WHAT TO PRODUCE: Exactly repeat the material, dropping only the pictures.

SUPPLIED INFORMATION:

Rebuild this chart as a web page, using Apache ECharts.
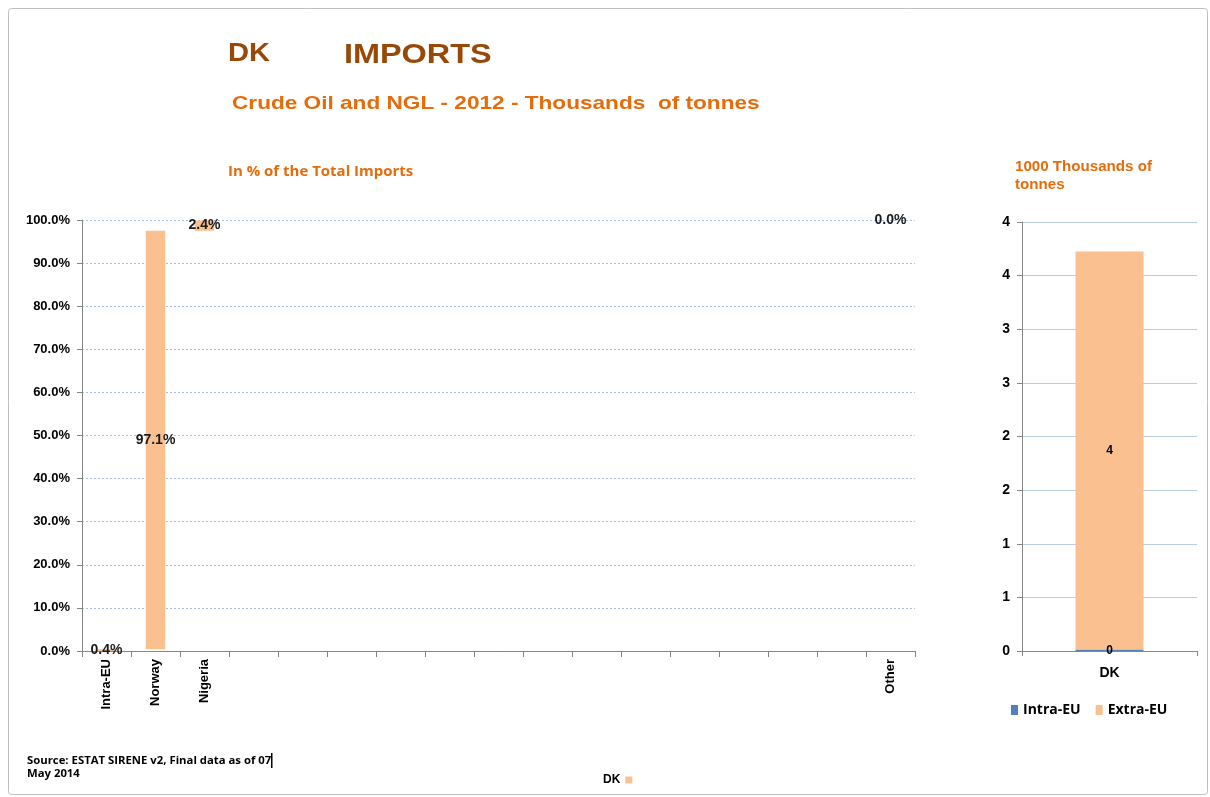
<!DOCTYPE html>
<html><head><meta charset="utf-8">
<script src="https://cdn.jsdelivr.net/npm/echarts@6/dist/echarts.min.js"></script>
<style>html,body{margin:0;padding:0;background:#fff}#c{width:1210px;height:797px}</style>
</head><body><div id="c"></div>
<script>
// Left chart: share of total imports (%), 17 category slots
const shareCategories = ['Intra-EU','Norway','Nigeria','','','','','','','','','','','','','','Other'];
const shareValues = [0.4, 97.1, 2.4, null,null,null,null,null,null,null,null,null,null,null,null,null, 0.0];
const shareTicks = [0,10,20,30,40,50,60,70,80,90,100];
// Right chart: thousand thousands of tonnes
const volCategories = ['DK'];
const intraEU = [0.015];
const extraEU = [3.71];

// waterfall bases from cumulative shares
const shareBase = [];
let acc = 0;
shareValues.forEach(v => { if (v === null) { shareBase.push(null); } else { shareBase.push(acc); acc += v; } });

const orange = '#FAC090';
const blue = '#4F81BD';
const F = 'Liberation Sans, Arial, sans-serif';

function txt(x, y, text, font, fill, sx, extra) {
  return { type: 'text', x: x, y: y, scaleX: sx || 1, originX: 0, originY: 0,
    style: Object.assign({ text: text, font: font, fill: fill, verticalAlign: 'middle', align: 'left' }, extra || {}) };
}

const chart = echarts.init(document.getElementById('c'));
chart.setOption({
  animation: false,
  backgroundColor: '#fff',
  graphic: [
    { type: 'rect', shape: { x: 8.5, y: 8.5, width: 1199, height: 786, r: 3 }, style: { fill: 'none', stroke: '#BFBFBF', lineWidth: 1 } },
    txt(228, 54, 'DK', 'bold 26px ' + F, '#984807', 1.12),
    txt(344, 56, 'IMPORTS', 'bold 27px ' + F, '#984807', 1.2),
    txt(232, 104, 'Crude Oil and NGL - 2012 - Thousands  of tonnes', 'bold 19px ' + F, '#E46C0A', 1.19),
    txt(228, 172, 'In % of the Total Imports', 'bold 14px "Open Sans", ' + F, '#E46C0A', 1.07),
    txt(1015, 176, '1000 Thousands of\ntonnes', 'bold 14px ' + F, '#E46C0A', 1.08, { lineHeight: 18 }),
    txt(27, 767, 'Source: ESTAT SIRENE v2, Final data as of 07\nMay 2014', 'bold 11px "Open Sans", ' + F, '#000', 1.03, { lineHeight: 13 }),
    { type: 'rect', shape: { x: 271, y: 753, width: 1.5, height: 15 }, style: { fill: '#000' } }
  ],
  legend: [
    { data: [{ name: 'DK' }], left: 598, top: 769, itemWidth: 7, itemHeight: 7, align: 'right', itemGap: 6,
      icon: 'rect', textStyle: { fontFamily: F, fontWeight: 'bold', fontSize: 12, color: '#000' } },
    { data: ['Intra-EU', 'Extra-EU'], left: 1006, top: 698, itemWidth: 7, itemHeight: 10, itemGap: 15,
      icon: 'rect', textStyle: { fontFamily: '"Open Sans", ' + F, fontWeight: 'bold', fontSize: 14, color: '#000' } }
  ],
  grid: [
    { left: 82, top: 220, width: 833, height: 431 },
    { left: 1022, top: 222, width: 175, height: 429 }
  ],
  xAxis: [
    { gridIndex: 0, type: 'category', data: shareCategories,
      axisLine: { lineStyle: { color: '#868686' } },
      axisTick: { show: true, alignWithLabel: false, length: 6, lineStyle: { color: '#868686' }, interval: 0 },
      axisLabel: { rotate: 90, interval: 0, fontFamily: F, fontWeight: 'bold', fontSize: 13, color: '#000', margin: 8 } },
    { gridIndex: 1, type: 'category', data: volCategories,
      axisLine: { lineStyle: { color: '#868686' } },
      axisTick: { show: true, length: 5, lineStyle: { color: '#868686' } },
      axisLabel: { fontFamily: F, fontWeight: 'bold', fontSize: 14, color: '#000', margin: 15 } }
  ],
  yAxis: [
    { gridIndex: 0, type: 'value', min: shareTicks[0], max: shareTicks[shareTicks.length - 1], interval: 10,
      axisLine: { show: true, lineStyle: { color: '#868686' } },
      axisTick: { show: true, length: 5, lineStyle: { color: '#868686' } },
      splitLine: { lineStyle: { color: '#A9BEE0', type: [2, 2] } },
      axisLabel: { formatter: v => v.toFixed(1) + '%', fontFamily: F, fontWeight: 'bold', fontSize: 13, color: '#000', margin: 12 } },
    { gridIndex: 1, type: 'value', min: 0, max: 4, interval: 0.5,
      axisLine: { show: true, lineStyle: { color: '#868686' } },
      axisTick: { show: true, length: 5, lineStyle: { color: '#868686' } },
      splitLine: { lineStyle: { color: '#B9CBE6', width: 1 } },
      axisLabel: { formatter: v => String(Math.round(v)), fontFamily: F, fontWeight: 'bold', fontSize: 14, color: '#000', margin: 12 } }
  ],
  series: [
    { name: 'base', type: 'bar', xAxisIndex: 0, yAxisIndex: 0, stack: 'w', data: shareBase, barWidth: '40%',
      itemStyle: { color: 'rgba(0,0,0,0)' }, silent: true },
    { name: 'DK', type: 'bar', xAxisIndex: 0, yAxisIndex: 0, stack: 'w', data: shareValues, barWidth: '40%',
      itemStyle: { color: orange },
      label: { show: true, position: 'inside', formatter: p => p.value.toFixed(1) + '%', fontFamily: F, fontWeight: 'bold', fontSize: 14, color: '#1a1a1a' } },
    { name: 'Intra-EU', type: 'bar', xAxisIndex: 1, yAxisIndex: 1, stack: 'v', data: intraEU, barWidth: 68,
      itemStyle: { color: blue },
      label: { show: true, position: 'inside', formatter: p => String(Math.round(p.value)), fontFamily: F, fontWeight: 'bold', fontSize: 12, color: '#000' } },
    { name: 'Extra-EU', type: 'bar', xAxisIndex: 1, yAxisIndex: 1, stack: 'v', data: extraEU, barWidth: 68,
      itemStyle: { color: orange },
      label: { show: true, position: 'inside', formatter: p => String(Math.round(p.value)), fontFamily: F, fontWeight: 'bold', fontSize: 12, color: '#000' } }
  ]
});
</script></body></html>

RESPONSE:
Rebuild this chart as a web page, using Apache ECharts.
<!DOCTYPE html>
<html><head><meta charset="utf-8">
<script src="https://cdn.jsdelivr.net/npm/echarts@6/dist/echarts.min.js"></script>
<style>html,body{margin:0;padding:0;background:#fff}#c{width:1210px;height:797px}</style>
</head><body><div id="c"></div>
<script>
// Left chart: share of total imports (%), 17 category slots
const shareCategories = ['Intra-EU','Norway','Nigeria','','','','','','','','','','','','','','Other'];
const shareValues = [0.4, 97.1, 2.4, null,null,null,null,null,null,null,null,null,null,null,null,null, 0.0];
const shareTicks = [0,10,20,30,40,50,60,70,80,90,100];
// Right chart: thousand thousands of tonnes
const volCategories = ['DK'];
const intraEU = [0.015];
const extraEU = [3.71];

// waterfall bases from cumulative shares
const shareBase = [];
let acc = 0;
shareValues.forEach(v => { if (v === null) { shareBase.push(null); } else { shareBase.push(acc); acc += v; } });

const orange = '#FAC090';
const blue = '#4F81BD';
const F = 'Liberation Sans, Arial, sans-serif';

function txt(x, y, text, font, fill, sx, extra) {
  return { type: 'text', x: x, y: y, scaleX: sx || 1, originX: 0, originY: 0,
    style: Object.assign({ text: text, font: font, fill: fill, verticalAlign: 'middle', align: 'left' }, extra || {}) };
}

const chart = echarts.init(document.getElementById('c'));
chart.setOption({
  animation: false,
  backgroundColor: '#fff',
  graphic: [
    { type: 'rect', shape: { x: 8.5, y: 8.5, width: 1199, height: 786, r: 3 }, style: { fill: 'none', stroke: '#BFBFBF', lineWidth: 1 } },
    txt(228, 54, 'DK', 'bold 26px ' + F, '#984807', 1.12),
    txt(344, 56, 'IMPORTS', 'bold 27px ' + F, '#984807', 1.2),
    txt(232, 104, 'Crude Oil and NGL - 2012 - Thousands  of tonnes', 'bold 19px ' + F, '#E46C0A', 1.19),
    txt(228, 172, 'In % of the Total Imports', 'bold 14px "Open Sans", ' + F, '#E46C0A', 1.07),
    txt(1015, 176, '1000 Thousands of\ntonnes', 'bold 14px ' + F, '#E46C0A', 1.08, { lineHeight: 18 }),
    txt(27, 767, 'Source: ESTAT SIRENE v2, Final data as of 07\nMay 2014', 'bold 11px "Open Sans", ' + F, '#000', 1.03, { lineHeight: 13 }),
    { type: 'rect', shape: { x: 271, y: 753, width: 1.5, height: 15 }, style: { fill: '#000' } }
  ],
  legend: [
    { data: [{ name: 'DK' }], left: 598, top: 769, itemWidth: 7, itemHeight: 7, align: 'right', itemGap: 6,
      icon: 'rect', textStyle: { fontFamily: F, fontWeight: 'bold', fontSize: 12, color: '#000' } },
    { data: ['Intra-EU', 'Extra-EU'], left: 1006, top: 698, itemWidth: 7, itemHeight: 10, itemGap: 15,
      icon: 'rect', textStyle: { fontFamily: '"Open Sans", ' + F, fontWeight: 'bold', fontSize: 14, color: '#000' } }
  ],
  grid: [
    { left: 82, top: 220, width: 833, height: 431 },
    { left: 1022, top: 222, width: 175, height: 429 }
  ],
  xAxis: [
    { gridIndex: 0, type: 'category', data: shareCategories,
      axisLine: { lineStyle: { color: '#868686' } },
      axisTick: { show: true, alignWithLabel: false, length: 6, lineStyle: { color: '#868686' }, interval: 0 },
      axisLabel: { rotate: 90, interval: 0, fontFamily: F, fontWeight: 'bold', fontSize: 13, color: '#000', margin: 8 } },
    { gridIndex: 1, type: 'category', data: volCategories,
      axisLine: { lineStyle: { color: '#868686' } },
      axisTick: { show: true, length: 5, lineStyle: { color: '#868686' } },
      axisLabel: { fontFamily: F, fontWeight: 'bold', fontSize: 14, color: '#000', margin: 15 } }
  ],
  yAxis: [
    { gridIndex: 0, type: 'value', min: shareTicks[0], max: shareTicks[shareTicks.length - 1], interval: 10,
      axisLine: { show: true, lineStyle: { color: '#868686' } },
      axisTick: { show: true, length: 5, lineStyle: { color: '#868686' } },
      splitLine: { lineStyle: { color: '#A9BEE0', type: [2, 2] } },
      axisLabel: { formatter: v => v.toFixed(1) + '%', fontFamily: F, fontWeight: 'bold', fontSize: 13, color: '#000', margin: 12 } },
    { gridIndex: 1, type: 'value', min: 0, max: 4, interval: 0.5,
      axisLine: { show: true, lineStyle: { color: '#868686' } },
      axisTick: { show: true, length: 5, lineStyle: { color: '#868686' } },
      splitLine: { lineStyle: { color: '#B9CBE6', width: 1 } },
      axisLabel: { formatter: v => String(Math.round(v)), fontFamily: F, fontWeight: 'bold', fontSize: 14, color: '#000', margin: 12 } }
  ],
  series: [
    { name: 'base', type: 'bar', xAxisIndex: 0, yAxisIndex: 0, stack: 'w', data: shareBase, barWidth: '40%',
      itemStyle: { color: 'rgba(0,0,0,0)' }, silent: true },
    { name: 'DK', type: 'bar', xAxisIndex: 0, yAxisIndex: 0, stack: 'w', data: shareValues, barWidth: '40%',
      itemStyle: { color: orange },
      label: { show: true, position: 'inside', formatter: p => p.value.toFixed(1) + '%', fontFamily: F, fontWeight: 'bold', fontSize: 14, color: '#1a1a1a' } },
    { name: 'Intra-EU', type: 'bar', xAxisIndex: 1, yAxisIndex: 1, stack: 'v', data: intraEU, barWidth: 68,
      itemStyle: { color: blue },
      label: { show: true, position: 'inside', formatter: p => String(Math.round(p.value)), fontFamily: F, fontWeight: 'bold', fontSize: 12, color: '#000' } },
    { name: 'Extra-EU', type: 'bar', xAxisIndex: 1, yAxisIndex: 1, stack: 'v', data: extraEU, barWidth: 68,
      itemStyle: { color: orange },
      label: { show: true, position: 'inside', formatter: p => String(Math.round(p.value)), fontFamily: F, fontWeight: 'bold', fontSize: 12, color: '#000' } }
  ]
});
</script></body></html>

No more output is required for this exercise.